One of the Second Six teams is long gone: After two name changes, the Bay Area's California Golden Seals moved to Cleveland in 1976 and disappeared when they merged with the North Stars two years later. The NHL wanted two teams in California to fend off the potential creation of a rival regional league while also hoping to get a bigger television contract, but hockey in the Bay Area didn't take hold until the San Jose Sharks arrived.

Los Angeles also is the fourth straight team to end a lengthy drought by winning the Cup.
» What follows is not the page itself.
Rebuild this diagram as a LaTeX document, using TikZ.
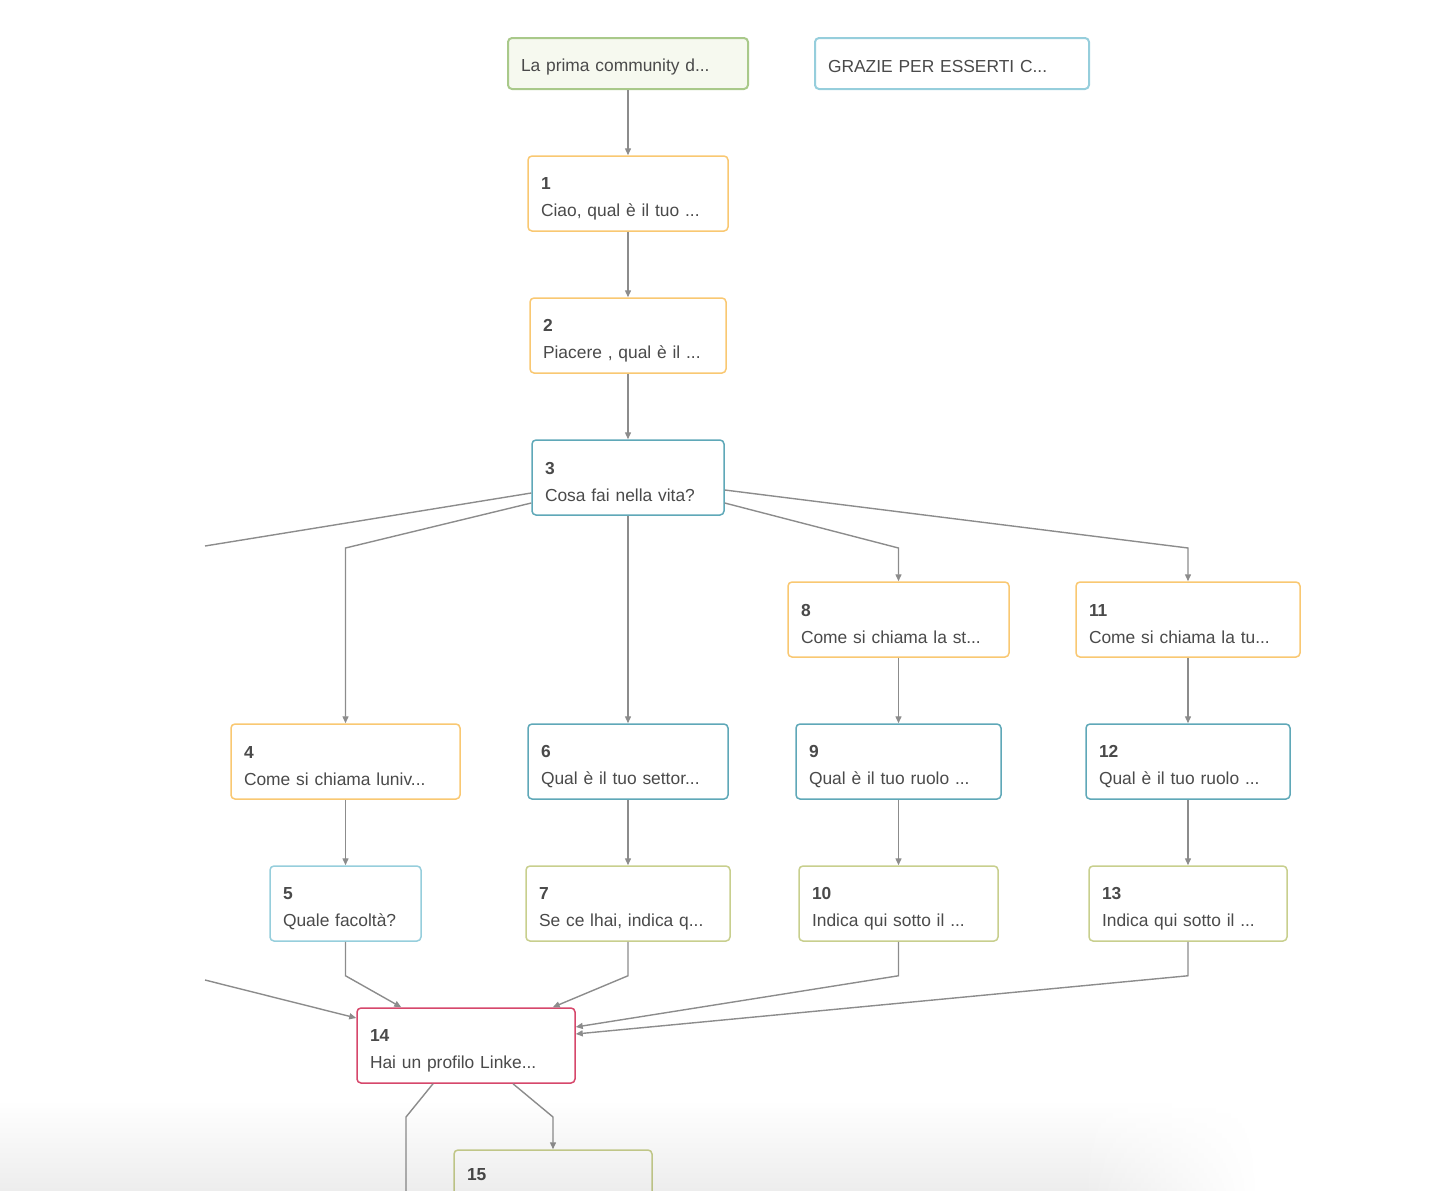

The Boston Bruins, last year's champion, hadn't won since 1972, 2010 champion Chicago hadn't won since 1961 - the NHL's longest drought at the time - and 2009 Cup winners Pittsburgh had only waited since 1992.

Toronto, which won its last Cup title in 1967 - right before expansion - still has the NHL's longest championship drought.


WILLIE'S REWARD: Willie Mitchell began his NHL career with New Jersey in 2000, but played just two games for the champion Devils. That wasn't enough to get his name on the Stanley Cup.

Just 12 years later, he's a champion.

Mitchell even got to raise the Cup right after captain Dustin Brown, an honor traditionally reserved for long-serving veterans whose reward was overdue.

''It was classy,'' Mitchell said. ''It's a classy thing to do. I guess it might have been tradition in the history of the game, for the older guys like (Simon) Gagne, (Matt) Greene, (Jeff) Carter and (Mike) Richards. All of us had our different reasons for being here, and that's what we're playing for.''

Mitchell scored three points in 20 postseason games while playing tenacious defense in numerous situations. He was a key component of the Kings' peerless penalty-killing unit.